### [DIRECTIVE]
Starting at the first line of the listing below, retype each line up to and including the one that contains "var yTicks = [2, 0, -2, -4, -6, -8, -10];". Leave pictures out.

===== DATA EXCERPT =====

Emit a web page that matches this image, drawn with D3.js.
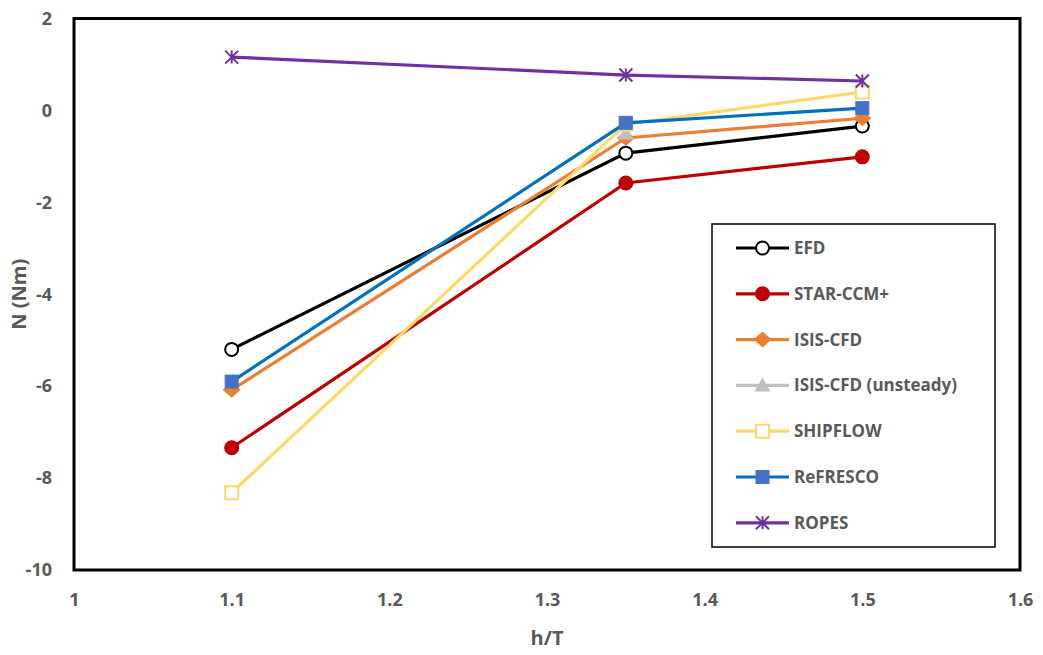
<!DOCTYPE html>
<html>
<head>
<meta charset="utf-8">
<script src="https://cdn.jsdelivr.net/npm/d3@7"></script>
<style>
  body { margin: 0; background: #fff; }
  text { font-family: "Open Sans", "Noto Sans", sans-serif; font-weight: bold; fill: #595959; }
</style>
</head>
<body>
<svg id="mysvg" width="1043" height="655"></svg>
<script>
// h/T values
var xVals = [1.1, 1.35, 1.5];

var efd      = [-5.2, -0.93, -0.34];
var starccm  = [-7.34, -1.58, -1.01];
var isis     = [-6.08, -0.6, -0.17];
var isisUns  = [null, -0.5, null];
var shipflow = [-8.32, -0.3, 0.4];
var refresco = [-5.9, -0.27, 0.05];
var ropes    = [1.16, 0.77, 0.64];

var xTicks = [1, 1.1, 1.2, 1.3, 1.4, 1.5, 1.6];
var yTicks = [2, 0, -2, -4, -6, -8, -10];

var series = [
  {name: "EFD", vals: efd, line: "#000000", fill: "#ffffff", stroke: "#000000", shape: "circle"},
  {name: "STAR-CCM+", vals: starccm, line: "#C00000", fill: "#C00000", stroke: "#C00000", shape: "circle"},
  {name: "ISIS-CFD", vals: isis, line: "#ED7D31", fill: "#ED7D31", stroke: "#ED7D31", shape: "diamond"},
  {name: "ISIS-CFD (unsteady)", vals: isisUns, line: "#BFBFBF", fill: "#BFBFBF", stroke: "#BFBFBF", shape: "triangle"},
  {name: "SHIPFLOW", vals: shipflow, line: "#FFD966", fill: "#ffffff", stroke: "#FFD966", shape: "square"},
  {name: "ReFRESCO", vals: refresco, line: "#0070C0", fill: "#4472C4", stroke: "#4472C4", shape: "square"},
  {name: "ROPES", vals: ropes, line: "#7030A0", fill: "none", stroke: "#7030A0", shape: "star"}
];

var svg = d3.select("#mysvg");
var pLeft = 74, pRight = 1020, pTop = 18.5, pBottom = 570;

var x = d3.scaleLinear().domain([1, 1.6]).range([pLeft, pRight]);
var y = d3.scaleLinear().domain([-10, 2]).range([pBottom, pTop]);

// frame
svg.append("rect")
  .attr("x", pLeft).attr("y", pTop)
  .attr("width", pRight - pLeft).attr("height", pBottom - pTop)
  .attr("fill", "none").attr("stroke", "#000").attr("stroke-width", 3);

// y ticks
var yAxis = svg.append("g")
  .attr("transform", "translate(" + pLeft + ",0)")
  .call(d3.axisLeft(y).tickValues(yTicks).tickSize(0).tickPadding(22).tickFormat(function(d) { return String(d); }));
yAxis.select(".domain").remove();
yAxis.selectAll("text").style("font-size", "18px").attr("fill", "#595959");

// x ticks
var xAxis = svg.append("g")
  .attr("transform", "translate(0," + pBottom + ")")
  .call(d3.axisBottom(x).tickValues(xTicks).tickSize(0).tickPadding(23).tickFormat(function(d) { return d === 1 ? "1" : d3.format(".1f")(d); }));
xAxis.select(".domain").remove();
xAxis.selectAll("text").style("font-size", "18px").attr("fill", "#595959");

// axis titles
svg.append("text")
  .attr("text-anchor", "middle")
  .attr("transform", "translate(26," + ((pTop + pBottom) / 2) + ")rotate(-90)")
  .style("font-size", "20px")
  .text("N (Nm)");

svg.append("text")
  .attr("text-anchor", "middle")
  .attr("x", (pLeft + pRight) / 2).attr("y", 645)
  .style("font-size", "20px")
  .text("h/T");

function drawMarker(g, shape, cx, cy, s) {
  if (shape === "circle") {
    g.append("circle").attr("cx", cx).attr("cy", cy).attr("r", 6.5)
      .attr("fill", s.fill).attr("stroke", s.stroke).attr("stroke-width", 2);
  } else if (shape === "square") {
    g.append("rect").attr("x", cx - 6.5).attr("y", cy - 6.5).attr("width", 13).attr("height", 13)
      .attr("fill", s.fill).attr("stroke", s.stroke).attr("stroke-width", s.fill === "#ffffff" ? 2 : 1);
  } else if (shape === "diamond") {
    g.append("path").attr("d", "M" + cx + "," + (cy - 8) + "L" + (cx + 9) + "," + cy + "L" + cx + "," + (cy + 8) + "L" + (cx - 9) + "," + cy + "Z")
      .attr("fill", s.fill);
  } else if (shape === "triangle") {
    g.append("path").attr("d", "M" + cx + "," + (cy - 8) + "L" + (cx + 8) + "," + (cy + 6) + "L" + (cx - 8) + "," + (cy + 6) + "Z")
      .attr("fill", s.fill);
  } else if (shape === "star") {
    var r = 6.5;
    g.append("path")
      .attr("d", "M" + (cx - r) + "," + (cy - r) + "L" + (cx + r) + "," + (cy + r) +
                 "M" + (cx + r) + "," + (cy - r) + "L" + (cx - r) + "," + (cy + r) +
                 "M" + cx + "," + (cy - r) + "L" + cx + "," + (cy + r))
      .attr("stroke", s.stroke).attr("stroke-width", 2).attr("fill", "none");
  }
}

var line = d3.line()
  .defined(function(d) { return d.v !== null; })
  .x(function(d) { return x(d.x); })
  .y(function(d) { return y(d.v); });

series.forEach(function(s) {
  var pts = xVals.map(function(xv, i) { return {x: xv, v: s.vals[i]}; });
  var g = svg.append("g");
  g.append("path").datum(pts)
    .attr("d", line)
    .attr("fill", "none")
    .attr("stroke", s.line)
    .attr("stroke-width", 3.2);
  pts.forEach(function(p) {
    if (p.v !== null) drawMarker(g, s.shape, x(p.x), y(p.v), s);
  });
});

// legend
var lg = svg.append("g");
lg.append("rect")
  .attr("x", 712).attr("y", 224).attr("width", 283).attr("height", 323)
  .attr("fill", "#fff").attr("stroke", "#000").attr("stroke-width", 1.5);

series.forEach(function(s, i) {
  var ly = 248 + i * 45.8;
  var g = lg.append("g");
  g.append("line").attr("x1", 736).attr("x2", 789).attr("y1", ly).attr("y2", ly)
    .attr("stroke", s.line).attr("stroke-width", 3.2);
  drawMarker(g, s.shape, 762.5, ly, s);
  g.append("text").attr("x", 794).attr("y", ly).attr("dy", "0.35em")
    .style("font-size", "17px")
    .text(s.name);
});
</script>
</body>
</html>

=====

### [OUTPUT OF THE EXERCISE]
Emit a web page that matches this image, drawn with D3.js.
<!DOCTYPE html>
<html>
<head>
<meta charset="utf-8">
<script src="https://cdn.jsdelivr.net/npm/d3@7"></script>
<style>
  body { margin: 0; background: #fff; }
  text { font-family: "Open Sans", "Noto Sans", sans-serif; font-weight: bold; fill: #595959; }
</style>
</head>
<body>
<svg id="mysvg" width="1043" height="655"></svg>
<script>
// h/T values
var xVals = [1.1, 1.35, 1.5];

var efd      = [-5.2, -0.93, -0.34];
var starccm  = [-7.34, -1.58, -1.01];
var isis     = [-6.08, -0.6, -0.17];
var isisUns  = [null, -0.5, null];
var shipflow = [-8.32, -0.3, 0.4];
var refresco = [-5.9, -0.27, 0.05];
var ropes    = [1.16, 0.77, 0.64];

var xTicks = [1, 1.1, 1.2, 1.3, 1.4, 1.5, 1.6];
var yTicks = [2, 0, -2, -4, -6, -8, -10];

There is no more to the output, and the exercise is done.